Has the terrorist war clouded Obama Administration’s judgment?
By Roger Caldwell
There is a fundamental problem with the United States government, when the German Chancellor Angela Merkel is personally calling President Obama and asking him if our government is bugging her mobile phone. Germany is not the only country that is concerned with our international surveillance program, because France, Brazil, and other countries are also concerned.
“The president assured the chancellor that the United States is not monitoring and will not monitor the communications of the chancellor. The United States greatly values our close cooperation with Germany on a broad range of shared security challenges,” says White House spokesman Jay Carney.
Jay Carney did not admit the United States had never monitored the chancellor’s mobile phone conversations. But National Security Agency whistleblower Edward Snowden has published material in a German news magazine about our intelligence program spying on 35 world leaders. As details of the National Security Agency intelligence programs become public, citizens, activist, and politicians in countries from Latin America to Europe have expressed outrage and shock.
All around the world, countries want answers to the extent of American surveillance in their countries, and President Obama appears to have no answers. This appears to be a case where the right hand has no idea what the left hand is doing, and either one can be trusted. At this point our integrity and credibility has been shattered, and it is not a good way for the president to start his second term.
Also in the last weeks, Amnesty International and Human Rights Watch has published two reports that charge America with unlawful killings of civilians by strikes from unmanned armed drone aircraft. The White House admitted killing civilians, but denied breaking the law. It is okay to charge other countries when they break international law, but when the United States breaks the law, it is a mistake.
When our president received the Nobel Peace Prize, I thought that it was an indicator of our president’s platform and beliefs. I thought that our president was a man of peace and his actions would exemplify those qualities. But somewhere our president has fallen off the track, and many times he reminds me of our last President Bush.

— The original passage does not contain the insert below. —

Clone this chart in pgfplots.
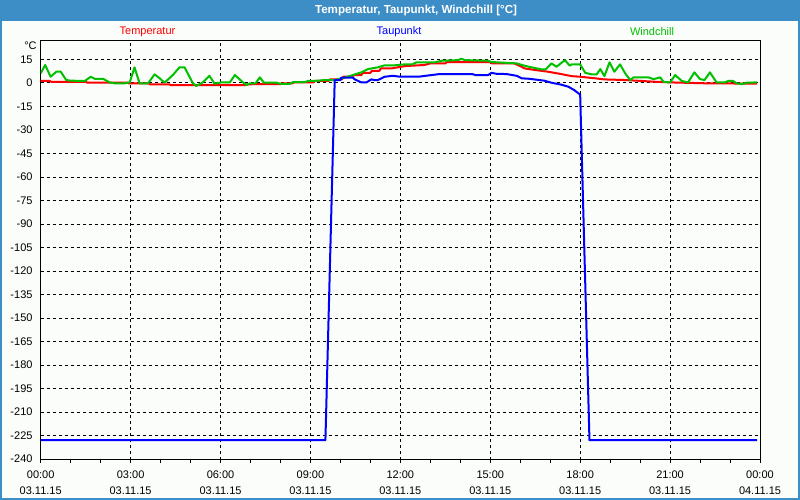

It is obvious that in 2013, we live in a very dangerous world, but every global country is beginning to fear the United States. In the Amnesty International report entitled, “Will I be next, US drone strikes in Pakistan,” the report revealed extreme human rights abuses from America. The report charged drone attacks killed 82 people including children near the Afghan border in 2006, and in 2011 killed 88 people in Pakistan.
The report is urging the U.S. Congress to investigate the reported killings and publish the findings. But Jay Carney is adamant that the U.S. counterterrorist actions are precise, which we all know is not the truth. When the White House acknowledges that citizens and children have been killed, the drone strikes are not always precise.
It appears that the Obama Administration is having problems confronting and accepting the truth. This is not only at home but also around the world. When friendly world leaders are concerned about your integrity, it is time to look into the mirror, and see if you like what you see.
President Obama was voted into office because we believed he was a man of peace with high moral standards. There is terrorism, bloodshed, and violence around the world and America must not become what it is trying to stop. If our friendly world leaders cannot trust the actions of President Obama and his administration, how can American citizens trust our president?